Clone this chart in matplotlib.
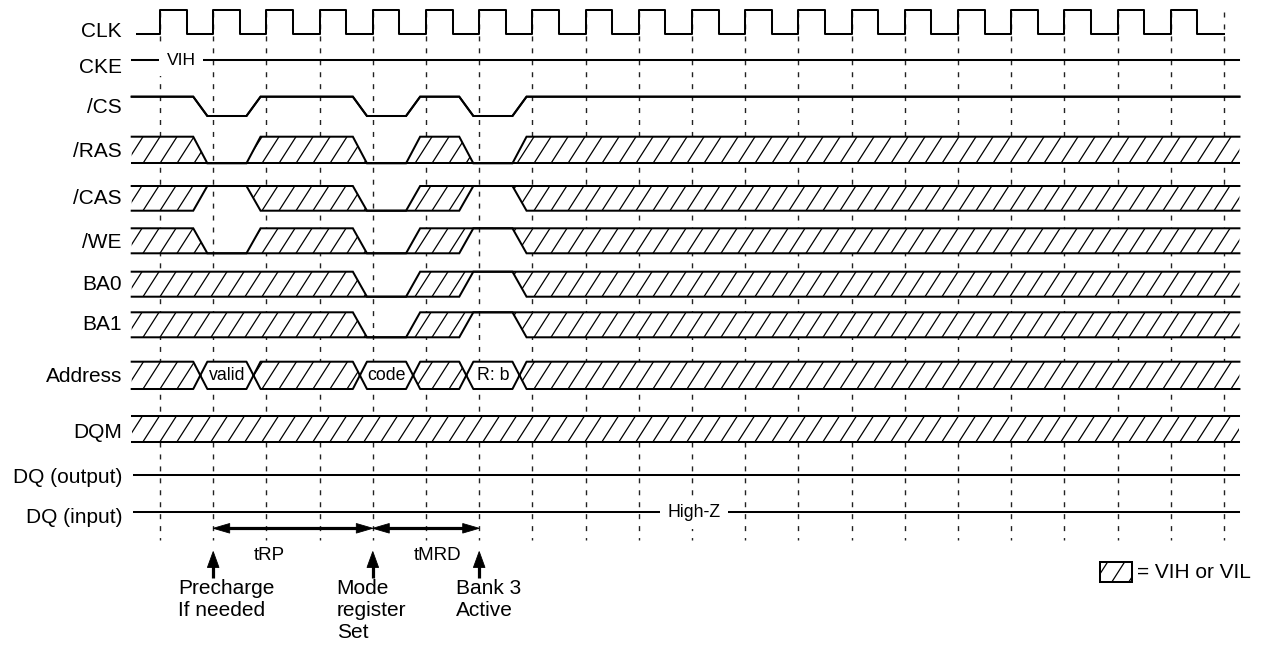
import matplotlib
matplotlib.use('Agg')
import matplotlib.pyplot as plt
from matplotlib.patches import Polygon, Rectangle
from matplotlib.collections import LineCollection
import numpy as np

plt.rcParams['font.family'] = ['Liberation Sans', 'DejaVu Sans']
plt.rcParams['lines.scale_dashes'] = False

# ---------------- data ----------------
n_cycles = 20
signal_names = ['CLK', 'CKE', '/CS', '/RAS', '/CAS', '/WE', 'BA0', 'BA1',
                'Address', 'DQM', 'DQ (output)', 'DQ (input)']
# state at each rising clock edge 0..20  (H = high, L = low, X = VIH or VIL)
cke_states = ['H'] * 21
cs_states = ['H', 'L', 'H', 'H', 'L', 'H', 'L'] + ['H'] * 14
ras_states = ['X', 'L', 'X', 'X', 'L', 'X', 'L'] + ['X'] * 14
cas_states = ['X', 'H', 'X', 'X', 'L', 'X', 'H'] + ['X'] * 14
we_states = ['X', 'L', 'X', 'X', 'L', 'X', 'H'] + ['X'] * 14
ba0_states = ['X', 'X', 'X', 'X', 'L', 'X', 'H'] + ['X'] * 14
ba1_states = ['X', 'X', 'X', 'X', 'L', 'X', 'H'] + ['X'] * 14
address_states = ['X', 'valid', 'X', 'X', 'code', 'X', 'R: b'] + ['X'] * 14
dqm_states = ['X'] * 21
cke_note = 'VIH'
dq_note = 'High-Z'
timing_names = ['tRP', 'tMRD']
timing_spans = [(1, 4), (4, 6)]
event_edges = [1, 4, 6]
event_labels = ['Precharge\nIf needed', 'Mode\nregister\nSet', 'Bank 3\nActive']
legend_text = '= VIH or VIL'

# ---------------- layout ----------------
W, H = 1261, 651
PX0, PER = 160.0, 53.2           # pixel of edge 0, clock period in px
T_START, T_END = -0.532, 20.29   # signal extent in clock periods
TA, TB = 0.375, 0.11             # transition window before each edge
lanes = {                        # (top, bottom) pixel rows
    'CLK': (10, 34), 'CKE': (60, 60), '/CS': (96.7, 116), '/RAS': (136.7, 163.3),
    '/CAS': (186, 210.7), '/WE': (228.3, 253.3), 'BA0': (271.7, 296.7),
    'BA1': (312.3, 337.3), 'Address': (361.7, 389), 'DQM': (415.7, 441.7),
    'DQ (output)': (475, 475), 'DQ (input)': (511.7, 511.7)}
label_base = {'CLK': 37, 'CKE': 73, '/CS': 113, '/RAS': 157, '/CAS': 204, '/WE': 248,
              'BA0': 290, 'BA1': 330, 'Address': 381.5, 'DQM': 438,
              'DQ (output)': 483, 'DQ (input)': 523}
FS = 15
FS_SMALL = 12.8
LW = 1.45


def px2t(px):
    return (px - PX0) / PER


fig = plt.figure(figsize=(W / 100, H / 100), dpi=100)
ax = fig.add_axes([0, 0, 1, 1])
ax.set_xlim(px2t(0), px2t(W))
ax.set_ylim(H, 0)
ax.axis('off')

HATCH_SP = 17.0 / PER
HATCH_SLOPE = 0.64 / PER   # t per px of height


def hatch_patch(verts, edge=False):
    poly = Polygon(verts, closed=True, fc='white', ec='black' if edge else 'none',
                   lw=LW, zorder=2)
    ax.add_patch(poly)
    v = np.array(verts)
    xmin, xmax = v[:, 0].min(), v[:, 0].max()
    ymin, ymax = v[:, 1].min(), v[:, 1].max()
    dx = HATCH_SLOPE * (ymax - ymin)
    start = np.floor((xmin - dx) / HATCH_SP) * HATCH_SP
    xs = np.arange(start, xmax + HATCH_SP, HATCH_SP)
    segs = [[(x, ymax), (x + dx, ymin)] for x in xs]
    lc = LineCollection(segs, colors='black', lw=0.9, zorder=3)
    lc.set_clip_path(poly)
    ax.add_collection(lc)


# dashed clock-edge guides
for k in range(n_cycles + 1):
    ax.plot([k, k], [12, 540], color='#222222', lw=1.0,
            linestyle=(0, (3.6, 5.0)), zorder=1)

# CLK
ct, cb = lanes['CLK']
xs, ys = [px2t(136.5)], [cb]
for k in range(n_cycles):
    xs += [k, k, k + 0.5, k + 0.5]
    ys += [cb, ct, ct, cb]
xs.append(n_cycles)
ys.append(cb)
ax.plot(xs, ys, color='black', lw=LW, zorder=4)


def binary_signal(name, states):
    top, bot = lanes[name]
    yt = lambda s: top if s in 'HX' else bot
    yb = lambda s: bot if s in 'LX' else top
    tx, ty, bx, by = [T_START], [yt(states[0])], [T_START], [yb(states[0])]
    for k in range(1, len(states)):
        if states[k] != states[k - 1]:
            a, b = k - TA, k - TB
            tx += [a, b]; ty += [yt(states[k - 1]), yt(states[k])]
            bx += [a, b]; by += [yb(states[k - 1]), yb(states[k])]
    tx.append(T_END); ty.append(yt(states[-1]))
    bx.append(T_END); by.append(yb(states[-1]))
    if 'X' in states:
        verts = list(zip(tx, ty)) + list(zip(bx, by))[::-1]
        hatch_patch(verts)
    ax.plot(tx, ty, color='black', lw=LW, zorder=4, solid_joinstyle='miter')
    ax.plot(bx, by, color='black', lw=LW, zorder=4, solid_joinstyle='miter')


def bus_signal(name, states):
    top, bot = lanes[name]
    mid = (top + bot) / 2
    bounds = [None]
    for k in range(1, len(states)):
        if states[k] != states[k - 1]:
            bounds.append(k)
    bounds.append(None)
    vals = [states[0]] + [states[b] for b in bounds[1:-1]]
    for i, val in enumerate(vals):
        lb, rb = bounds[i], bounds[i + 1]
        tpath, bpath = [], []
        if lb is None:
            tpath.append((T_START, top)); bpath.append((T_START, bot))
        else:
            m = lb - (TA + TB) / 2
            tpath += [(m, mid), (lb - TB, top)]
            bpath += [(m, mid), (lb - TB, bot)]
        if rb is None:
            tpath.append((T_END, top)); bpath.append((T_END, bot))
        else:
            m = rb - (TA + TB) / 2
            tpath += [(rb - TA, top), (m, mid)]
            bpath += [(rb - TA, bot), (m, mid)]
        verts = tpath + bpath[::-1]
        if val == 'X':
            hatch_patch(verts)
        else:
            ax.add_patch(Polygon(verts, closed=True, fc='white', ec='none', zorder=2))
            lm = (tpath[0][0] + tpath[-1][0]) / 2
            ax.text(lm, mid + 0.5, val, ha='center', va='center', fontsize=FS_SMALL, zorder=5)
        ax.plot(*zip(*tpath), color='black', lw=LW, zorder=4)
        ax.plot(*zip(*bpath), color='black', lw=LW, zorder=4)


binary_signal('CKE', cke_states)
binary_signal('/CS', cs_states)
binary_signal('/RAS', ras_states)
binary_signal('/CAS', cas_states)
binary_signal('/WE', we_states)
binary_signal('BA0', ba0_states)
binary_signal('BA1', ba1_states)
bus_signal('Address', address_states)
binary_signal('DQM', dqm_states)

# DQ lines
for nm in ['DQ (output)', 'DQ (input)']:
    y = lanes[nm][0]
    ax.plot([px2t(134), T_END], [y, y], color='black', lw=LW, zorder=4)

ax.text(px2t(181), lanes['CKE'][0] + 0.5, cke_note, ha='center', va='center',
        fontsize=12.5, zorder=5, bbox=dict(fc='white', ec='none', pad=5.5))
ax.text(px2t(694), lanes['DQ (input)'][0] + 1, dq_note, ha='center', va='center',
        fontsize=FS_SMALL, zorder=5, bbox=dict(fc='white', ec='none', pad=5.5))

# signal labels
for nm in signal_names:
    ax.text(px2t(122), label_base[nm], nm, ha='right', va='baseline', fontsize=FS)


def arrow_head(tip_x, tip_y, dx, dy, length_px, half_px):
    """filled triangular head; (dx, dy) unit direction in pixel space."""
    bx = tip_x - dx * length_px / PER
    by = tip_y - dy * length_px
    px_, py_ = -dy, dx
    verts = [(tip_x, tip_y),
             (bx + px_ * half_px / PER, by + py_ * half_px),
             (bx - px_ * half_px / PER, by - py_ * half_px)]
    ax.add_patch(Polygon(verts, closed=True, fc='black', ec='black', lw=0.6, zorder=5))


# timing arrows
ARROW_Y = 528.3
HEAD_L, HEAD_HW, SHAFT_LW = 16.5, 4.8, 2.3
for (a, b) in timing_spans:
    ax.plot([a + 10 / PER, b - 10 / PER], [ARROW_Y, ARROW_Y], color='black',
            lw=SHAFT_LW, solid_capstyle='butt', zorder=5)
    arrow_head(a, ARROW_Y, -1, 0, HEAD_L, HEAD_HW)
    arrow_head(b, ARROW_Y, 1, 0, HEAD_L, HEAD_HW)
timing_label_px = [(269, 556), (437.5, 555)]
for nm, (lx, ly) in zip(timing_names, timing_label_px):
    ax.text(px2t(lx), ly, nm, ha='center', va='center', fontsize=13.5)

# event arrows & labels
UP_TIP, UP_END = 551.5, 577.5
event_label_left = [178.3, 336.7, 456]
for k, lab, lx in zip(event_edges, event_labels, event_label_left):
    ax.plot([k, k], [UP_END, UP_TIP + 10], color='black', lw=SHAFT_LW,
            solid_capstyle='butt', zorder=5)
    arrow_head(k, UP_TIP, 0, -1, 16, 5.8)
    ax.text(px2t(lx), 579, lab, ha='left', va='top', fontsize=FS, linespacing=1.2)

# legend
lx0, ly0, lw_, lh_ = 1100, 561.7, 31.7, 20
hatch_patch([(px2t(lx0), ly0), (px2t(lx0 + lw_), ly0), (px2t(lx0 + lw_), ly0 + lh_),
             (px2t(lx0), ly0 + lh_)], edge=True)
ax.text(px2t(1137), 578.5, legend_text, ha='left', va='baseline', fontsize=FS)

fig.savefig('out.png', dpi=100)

-*-*-

Description of the task :: Your task is to restate word for word the lines from the top of the data to the line containing "plt.rcParams['lines.scale_dashes'] = False", both ends included, with every picture left out.

Answer to the task ::
Clone this chart in matplotlib.
import matplotlib
matplotlib.use('Agg')
import matplotlib.pyplot as plt
from matplotlib.patches import Polygon, Rectangle
from matplotlib.collections import LineCollection
import numpy as np

plt.rcParams['font.family'] = ['Liberation Sans', 'DejaVu Sans']
plt.rcParams['lines.scale_dashes'] = False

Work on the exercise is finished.